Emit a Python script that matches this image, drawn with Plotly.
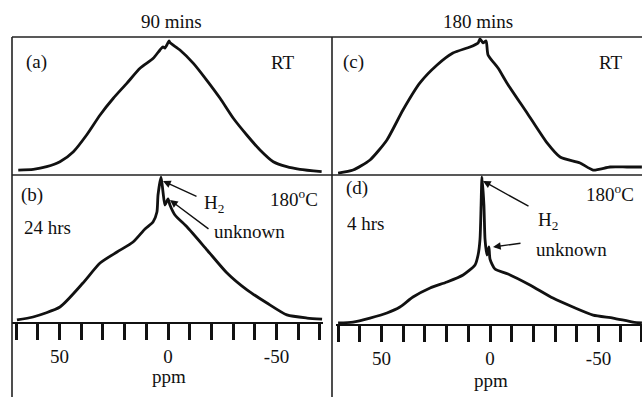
import plotly.graph_objects as go

# ---------------- data (ppm, intensity) ----------------
a_ppm = [69.0, 62.1, 55.9, 49.8, 43.6, 37.5, 31.3, 25.2, 19.0, 12.9, 6.8, 3.7, 2.3, 1.4, -0.5, -0.9,
         -5.5, -11.7, -17.8, -24.0, -30.1, -36.3, -42.4, -48.5, -54.7, -60.8, -70.8]
a_int = [3.6, 4.1, 6.0, 9.6, 16.9, 29.0, 43.5, 55.6, 66.4, 77.3, 84.6, 90.6, 92.8, 92.0, 97.1, 95.9,
         90.6, 80.9, 68.8, 55.6, 41.1, 29.0, 18.1, 9.6, 6.0, 4.1, 2.4]

b_ppm = [69.6, 62.2, 49.8, 39.2, 31.3, 23.5, 16.1, 10.6, 6.9, 5.1, 4.6, 3.2, 2.3, 1.4, 0.0, -0.9,
         -3.2, -8.8, -18.0, -27.2, -36.4, -45.6, -54.8, -64.1, -71.0]
b_int = [1.4, 3.4, 10.2, 26.5, 40.1, 47.6, 54.4, 63.3, 68.0, 74.8, 86.4, 98.6, 88.4, 79.6, 83.7, 79.6,
         72.8, 64.6, 49.0, 33.3, 21.8, 12.9, 4.8, 2.7, 2.0]

c_ppm = [70.0, 63.1, 55.3, 47.5, 40.1, 32.3, 24.4, 17.1, 9.2, 5.5, 4.6, 3.2, 1.8, 0.9, -3.7, -7.8,
         -17.1, -26.3, -32.3, -41.5, -47.5, -55.3, -63.1, -70.0]
c_int = [1.4, 3.6, 10.9, 25.4, 47.1, 66.7, 79.7, 88.4, 92.8, 95.7, 98.6, 95.7, 97.1, 87.0, 77.5, 66.7,
         44.9, 23.2, 13.0, 8.7, 3.6, 5.8, 5.8, 5.8]

d_ppm = [70.0, 63.1, 55.3, 47.5, 41.5, 35.5, 27.6, 19.8, 12.4, 6.9, 5.5, 4.6, 4.1, 3.7, 2.8, 2.3, 1.4,
         0.5, 0.0, -2.3, -8.3, -18.4, -29.0, -38.2, -47.5, -56.7, -65.9, -70.0]
d_int = [0.7, 1.3, 4.0, 7.4, 11.4, 18.1, 24.2, 28.2, 32.9, 39.6, 46.3, 57.0, 79.9, 98.7, 79.9, 57.0, 46.3,
         51.7, 43.6, 36.9, 33.6, 26.2, 17.4, 11.4, 6.0, 4.0, 1.3, 0.7]

tick_vals = [70, 60, 50, 40, 30, 20, 10, 0, -10, -20, -30, -40, -50, -60, -70]
tick_text = ["", "", "50", "", "", "", "", "0", "", "", "", "", "-50", "", ""]

col_titles = ["90 mins", "180 mins"]

# ---------------- layout helpers ----------------
W, H = 642, 397
FONT = "Liberation Serif"
INK = "#111111"


def px(x):
    return x / W


def py(y):
    return 1 - y / H


fig = go.Figure()
line = dict(color=INK, width=2.8, shape="spline", smoothing=0.6)
fig.add_trace(go.Scatter(x=a_ppm, y=a_int, mode="lines", line=line, xaxis="x", yaxis="y", showlegend=False))
fig.add_trace(go.Scatter(x=b_ppm, y=b_int, mode="lines", line=line, xaxis="x2", yaxis="y2", showlegend=False))
fig.add_trace(go.Scatter(x=c_ppm, y=c_int, mode="lines", line=line, xaxis="x3", yaxis="y3", showlegend=False))
fig.add_trace(go.Scatter(x=d_ppm, y=d_int, mode="lines", line=line, xaxis="x4", yaxis="y4", showlegend=False))

left_dom = [px(12), px(323)]
left_rng = [(168 - 12) / 2.17, (168 - 323) / 2.17]
right_dom = [px(336), 1.0]
right_rng = [(490 - 336) / 2.17, (490 - 642) / 2.17]

top_dom = [py(175), py(37)]
botL_dom = [py(322), py(175)]
botR_dom = [py(324), py(175)]

hidden = dict(visible=False, showgrid=False, zeroline=False, fixedrange=True)
tick_axis = dict(
    showgrid=False, zeroline=False, showline=True, linecolor=INK, linewidth=2,
    ticks="outside", ticklen=16, tickwidth=2.6, tickcolor=INK,
    tickmode="array", tickvals=tick_vals, ticktext=tick_text,
    tickfont=dict(family=FONT, size=19, color=INK),
)

fig.update_layout(
    width=W, height=H, margin=dict(l=0, r=0, t=0, b=0),
    paper_bgcolor="white", plot_bgcolor="white",
    font=dict(family=FONT, size=19, color=INK),
    xaxis=dict(domain=left_dom, range=left_rng, anchor="y", **hidden),
    yaxis=dict(domain=top_dom, range=[0, 100], anchor="x", **hidden),
    xaxis2=dict(domain=left_dom, range=left_rng, anchor="y2", **tick_axis),
    yaxis2=dict(domain=botL_dom, range=[0, 100], anchor="x2", **hidden),
    xaxis3=dict(domain=right_dom, range=right_rng, anchor="y3", **hidden),
    yaxis3=dict(domain=top_dom, range=[0, 100], anchor="x3", **hidden),
    xaxis4=dict(domain=right_dom, range=right_rng, anchor="y4", **tick_axis),
    yaxis4=dict(domain=botR_dom, range=[0, 100], anchor="x4", **hidden),
)

# frame lines
frame = dict(color="#222222", width=1.6)
shapes = [
    dict(type="line", xref="paper", yref="paper", x0=px(12), x1=1.0, y0=py(37), y1=py(37), line=frame),
    dict(type="line", xref="paper", yref="paper", x0=px(12), x1=1.0, y0=py(175), y1=py(175), line=frame),
    dict(type="line", xref="paper", yref="paper", x0=px(12), x1=px(12), y0=py(37), y1=0, line=frame),
    dict(type="line", xref="paper", yref="paper", x0=px(332), x1=px(332), y0=py(37), y1=0, line=frame),
]
fig.update_layout(shapes=shapes)

ann = []


def text(t, x, y, xanchor="center"):
    ann.append(dict(text=t, x=px(x), y=py(y), xref="paper", yref="paper", showarrow=False,
                    xanchor=xanchor, yanchor="middle", font=dict(family=FONT, size=19, color=INK)))


def arrow(tail, tip):
    ann.append(dict(text="", x=px(tip[0]), y=py(tip[1]), xref="paper", yref="paper", showarrow=True,
                    ax=tail[0] - tip[0], ay=tail[1] - tip[1], axref="pixel", ayref="pixel",
                    arrowhead=2, arrowsize=1.1, arrowwidth=1.4, arrowcolor=INK, standoff=0))


text(col_titles[0], 172, 22)
text(col_titles[1], 478, 22)
text("(a)", 36, 62)
text("RT", 283, 62)
text("(c)", 354, 62)
text("RT", 611, 62)
text("(b)", 32, 195)
text("24 hrs", 48, 227)
text("180<sup>o</sup>C", 294, 198)
text("H<sub>2</sub>", 202, 204, xanchor="left")
text("unknown", 249, 231)
text("(d)", 357, 188)
text("4 hrs", 366, 223)
text("180<sup>o</sup>C", 610, 193)
text("H<sub>2</sub>", 536, 221, xanchor="left")
text("unknown", 571, 250)
text("ppm", 169, 376)
text("ppm", 491, 380)
arrow((198, 197), (163, 181))
arrow((210, 230), (170, 200))
arrow((530, 207), (483, 181))
arrow((522, 243), (493, 247))
fig.update_layout(annotations=ann)

fig.write_html("out.html")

◇ ◇ ◇

Task instructions: Pictures stay out. Print the data exactly, from its first line through the line containing "import plotly.graph_objects as go".

Response:
Emit a Python script that matches this image, drawn with Plotly.
import plotly.graph_objects as go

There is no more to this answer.